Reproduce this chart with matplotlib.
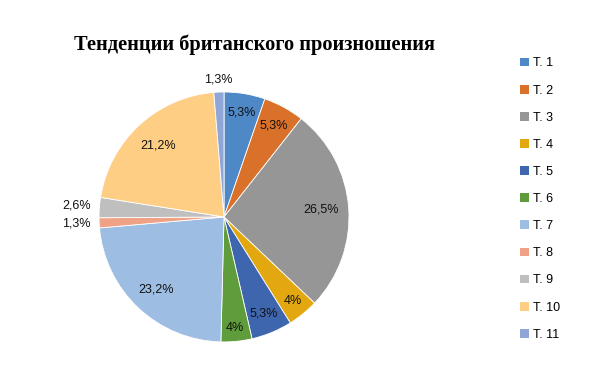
import numpy as np
import matplotlib
matplotlib.use("Agg")
import matplotlib.pyplot as plt
from matplotlib.patches import Patch

title = "Тенденции британского произношения"
labels = ["T. 1", "T. 2", "T. 3", "T. 4", "T. 5", "T. 6", "T. 7", "T. 8", "T. 9", "T. 10", "T. 11"]
shares = [5.3, 5.3, 26.5, 4, 5.3, 4, 23.2, 1.3, 2.6, 21.2, 1.3]
pct_text = ["5,3%", "5,3%", "26,5%", "4%", "5,3%", "4%", "23,2%", "1,3%", "2,6%", "21,2%", "1,3%"]

colors = ["#4F88C6", "#D9712B", "#969696", "#E3A80F", "#3D66AF", "#5E9C3C",
          "#9DBDE3", "#EFA285", "#BFBFBF", "#FFCE85", "#8FA6D6"]
# how far out each label sits (fraction of radius)
label_r = [0.85, 0.83, 0.78, 0.87, 0.84, 0.89, 0.80, 1.18, 1.18, 0.78, 1.10]

fig = plt.figure(figsize=(6, 3.77), dpi=100)
ax = fig.add_axes([0.165, 0.093, 0.4167, 0.663])
wedges, _ = ax.pie(shares, colors=colors, startangle=90, counterclock=False,
                   wedgeprops=dict(edgecolor="white", linewidth=0.6))
ax.set_aspect("equal")
ax.set_xlim(-1, 1); ax.set_ylim(-1, 1)

for w, t, r in zip(wedges, pct_text, label_r):
    ang = np.deg2rad((w.theta1 + w.theta2) / 2)
    ax.text(r * np.cos(ang), r * np.sin(ang), t, ha="center", va="center",
            fontsize=9, family="Liberation Sans", color="#111111")

fig.text(0.425, 0.88, title, ha="center", va="center", fontsize=14.7,
         fontweight="bold", family="Liberation Serif")

handles = [Patch(facecolor=c, edgecolor="none") for c in colors]
fig.legend(handles, labels, loc="upper left", bbox_to_anchor=(0.859, 0.861),
           frameon=False, handlelength=0.7, handleheight=0.7,
           handletextpad=0.3, labelspacing=1.21, borderaxespad=0,
           prop={"family": "Liberation Sans", "size": 9})

fig.savefig("out.png", dpi=100)
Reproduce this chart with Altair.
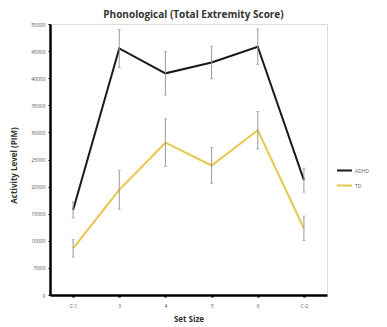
import altair as alt
import pandas as pd

categories = ["C-1", "3", "4", "5", "6", "C-2"]
groups = ["ADHD", "TD"]
adhd_mean = [15700, 45500, 40900, 42900, 45800, 21200]
adhd_err = [1500, 3500, 4000, 3000, 3300, 2200]
td_mean = [8600, 19400, 28100, 23900, 30400, 12300]
td_err = [1600, 3600, 4400, 3300, 3450, 2250]
y_ticks = list(range(0, 50001, 5000))

rows = []
for g, means, errs in [("ADHD", adhd_mean, adhd_err), ("TD", td_mean, td_err)]:
    for c, m, e in zip(categories, means, errs):
        rows.append({"set": c, "group": g, "mean": m, "lo": m - e, "hi": m + e})
df = pd.DataFrame(rows)

x_axis = alt.Axis(
    title="Set Size",
    labelAngle=0,
    labelFontSize=5,
    labelColor="#555555",
    labelPadding=6,
    titleFontSize=8,
    titleFontWeight="bold",
    titleColor="#333333",
    titlePadding=7,
    domainColor="black",
    domainWidth=2.5,
    tickColor="black",
    tickSize=2,
    tickWidth=2.5,
    grid=False,
)
y_axis = alt.Axis(
    title="Activity Level (PIM)",
    values=y_ticks,
    format="d",
    labelOverlap=False,
    labelFontSize=5,
    labelColor="#555555",
    labelPadding=3,
    titleFontSize=8,
    titleFontWeight="bold",
    titleColor="#333333",
    titleX=-32,
    titleY=141,
    domainColor="black",
    domainWidth=2.5,
    tickColor="black",
    tickSize=2,
    tickWidth=1,
    grid=False,
)
x_scale = alt.Scale(type="point", padding=0.5)
y_scale = alt.Scale(domain=[0, 50000], nice=False)


def xe():
    return alt.X("set:N", sort=categories, scale=x_scale, axis=x_axis)


line = alt.Chart(df).mark_line(strokeWidth=2).encode(
    x=xe(),
    y=alt.Y("mean:Q", scale=y_scale, axis=y_axis),
    color=alt.Color(
        "group:N",
        scale=alt.Scale(domain=groups, range=["#1a1a1a", "#E8C64E"]),
        legend=alt.Legend(
            title=None,
            orient="none",
            legendX=286,
            legendY=138,
            symbolType="stroke",
            symbolSize=225,
            symbolStrokeWidth=2,
            labelFontSize=5,
            labelColor="#666666",
            rowPadding=2,
            labelOffset=2,
        ),
    ),
)

bars = alt.Chart(df).mark_rule(color="#9a9a9a", strokeWidth=1).encode(
    x=xe(),
    y=alt.Y("lo:Q", scale=y_scale, axis=y_axis),
    y2="hi:Q",
)
caps_lo = alt.Chart(df).mark_tick(color="#9a9a9a", thickness=1, size=3).encode(
    x=xe(),
    y=alt.Y("lo:Q", scale=y_scale, axis=y_axis),
)
caps_hi = alt.Chart(df).mark_tick(color="#9a9a9a", thickness=1, size=3).encode(
    x=xe(),
    y=alt.Y("hi:Q", scale=y_scale, axis=y_axis),
)

chart = alt.layer(line, bars, caps_lo, caps_hi).properties(
    width=277,
    height=271,
    autosize=alt.AutoSizeParams(type="none"),
    padding={"left": 42, "top": 16, "right": 52, "bottom": 32},
    title=alt.TitleParams(
        "Phonological (Total Extremity Score)",
        fontSize=10,
        fontWeight="bold",
        color="#333333",
        anchor="middle",
        dx=5,
        offset=2,
    ),
).configure_view(stroke=None).configure(font="Open Sans")

chart.save("out.html", embed_options={"renderer": "svg", "actions": False})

++++++

**Work to be completed**
Without the pictures, repeat all the records word for word.

**Exercise solution**
Reproduce this chart with matplotlib.
import numpy as np
import matplotlib
matplotlib.use("Agg")
import matplotlib.pyplot as plt
from matplotlib.patches import Patch

title = "Тенденции британского произношения"
labels = ["T. 1", "T. 2", "T. 3", "T. 4", "T. 5", "T. 6", "T. 7", "T. 8", "T. 9", "T. 10", "T. 11"]
shares = [5.3, 5.3, 26.5, 4, 5.3, 4, 23.2, 1.3, 2.6, 21.2, 1.3]
pct_text = ["5,3%", "5,3%", "26,5%", "4%", "5,3%", "4%", "23,2%", "1,3%", "2,6%", "21,2%", "1,3%"]

colors = ["#4F88C6", "#D9712B", "#969696", "#E3A80F", "#3D66AF", "#5E9C3C",
          "#9DBDE3", "#EFA285", "#BFBFBF", "#FFCE85", "#8FA6D6"]
# how far out each label sits (fraction of radius)
label_r = [0.85, 0.83, 0.78, 0.87, 0.84, 0.89, 0.80, 1.18, 1.18, 0.78, 1.10]

fig = plt.figure(figsize=(6, 3.77), dpi=100)
ax = fig.add_axes([0.165, 0.093, 0.4167, 0.663])
wedges, _ = ax.pie(shares, colors=colors, startangle=90, counterclock=False,
                   wedgeprops=dict(edgecolor="white", linewidth=0.6))
ax.set_aspect("equal")
ax.set_xlim(-1, 1); ax.set_ylim(-1, 1)

for w, t, r in zip(wedges, pct_text, label_r):
    ang = np.deg2rad((w.theta1 + w.theta2) / 2)
    ax.text(r * np.cos(ang), r * np.sin(ang), t, ha="center", va="center",
            fontsize=9, family="Liberation Sans", color="#111111")

fig.text(0.425, 0.88, title, ha="center", va="center", fontsize=14.7,
         fontweight="bold", family="Liberation Serif")

handles = [Patch(facecolor=c, edgecolor="none") for c in colors]
fig.legend(handles, labels, loc="upper left", bbox_to_anchor=(0.859, 0.861),
           frameon=False, handlelength=0.7, handleheight=0.7,
           handletextpad=0.3, labelspacing=1.21, borderaxespad=0,
           prop={"family": "Liberation Sans", "size": 9})

fig.savefig("out.png", dpi=100)
Reproduce this chart with Altair.
import altair as alt
import pandas as pd

categories = ["C-1", "3", "4", "5", "6", "C-2"]
groups = ["ADHD", "TD"]
adhd_mean = [15700, 45500, 40900, 42900, 45800, 21200]
adhd_err = [1500, 3500, 4000, 3000, 3300, 2200]
td_mean = [8600, 19400, 28100, 23900, 30400, 12300]
td_err = [1600, 3600, 4400, 3300, 3450, 2250]
y_ticks = list(range(0, 50001, 5000))

rows = []
for g, means, errs in [("ADHD", adhd_mean, adhd_err), ("TD", td_mean, td_err)]:
    for c, m, e in zip(categories, means, errs):
        rows.append({"set": c, "group": g, "mean": m, "lo": m - e, "hi": m + e})
df = pd.DataFrame(rows)

x_axis = alt.Axis(
    title="Set Size",
    labelAngle=0,
    labelFontSize=5,
    labelColor="#555555",
    labelPadding=6,
    titleFontSize=8,
    titleFontWeight="bold",
    titleColor="#333333",
    titlePadding=7,
    domainColor="black",
    domainWidth=2.5,
    tickColor="black",
    tickSize=2,
    tickWidth=2.5,
    grid=False,
)
y_axis = alt.Axis(
    title="Activity Level (PIM)",
    values=y_ticks,
    format="d",
    labelOverlap=False,
    labelFontSize=5,
    labelColor="#555555",
    labelPadding=3,
    titleFontSize=8,
    titleFontWeight="bold",
    titleColor="#333333",
    titleX=-32,
    titleY=141,
    domainColor="black",
    domainWidth=2.5,
    tickColor="black",
    tickSize=2,
    tickWidth=1,
    grid=False,
)
x_scale = alt.Scale(type="point", padding=0.5)
y_scale = alt.Scale(domain=[0, 50000], nice=False)


def xe():
    return alt.X("set:N", sort=categories, scale=x_scale, axis=x_axis)


line = alt.Chart(df).mark_line(strokeWidth=2).encode(
    x=xe(),
    y=alt.Y("mean:Q", scale=y_scale, axis=y_axis),
    color=alt.Color(
        "group:N",
        scale=alt.Scale(domain=groups, range=["#1a1a1a", "#E8C64E"]),
        legend=alt.Legend(
            title=None,
            orient="none",
            legendX=286,
            legendY=138,
            symbolType="stroke",
            symbolSize=225,
            symbolStrokeWidth=2,
            labelFontSize=5,
            labelColor="#666666",
            rowPadding=2,
            labelOffset=2,
        ),
    ),
)

bars = alt.Chart(df).mark_rule(color="#9a9a9a", strokeWidth=1).encode(
    x=xe(),
    y=alt.Y("lo:Q", scale=y_scale, axis=y_axis),
    y2="hi:Q",
)
caps_lo = alt.Chart(df).mark_tick(color="#9a9a9a", thickness=1, size=3).encode(
    x=xe(),
    y=alt.Y("lo:Q", scale=y_scale, axis=y_axis),
)
caps_hi = alt.Chart(df).mark_tick(color="#9a9a9a", thickness=1, size=3).encode(
    x=xe(),
    y=alt.Y("hi:Q", scale=y_scale, axis=y_axis),
)

chart = alt.layer(line, bars, caps_lo, caps_hi).properties(
    width=277,
    height=271,
    autosize=alt.AutoSizeParams(type="none"),
    padding={"left": 42, "top": 16, "right": 52, "bottom": 32},
    title=alt.TitleParams(
        "Phonological (Total Extremity Score)",
        fontSize=10,
        fontWeight="bold",
        color="#333333",
        anchor="middle",
        dx=5,
        offset=2,
    ),
).configure_view(stroke=None).configure(font="Open Sans")

chart.save("out.html", embed_options={"renderer": "svg", "actions": False})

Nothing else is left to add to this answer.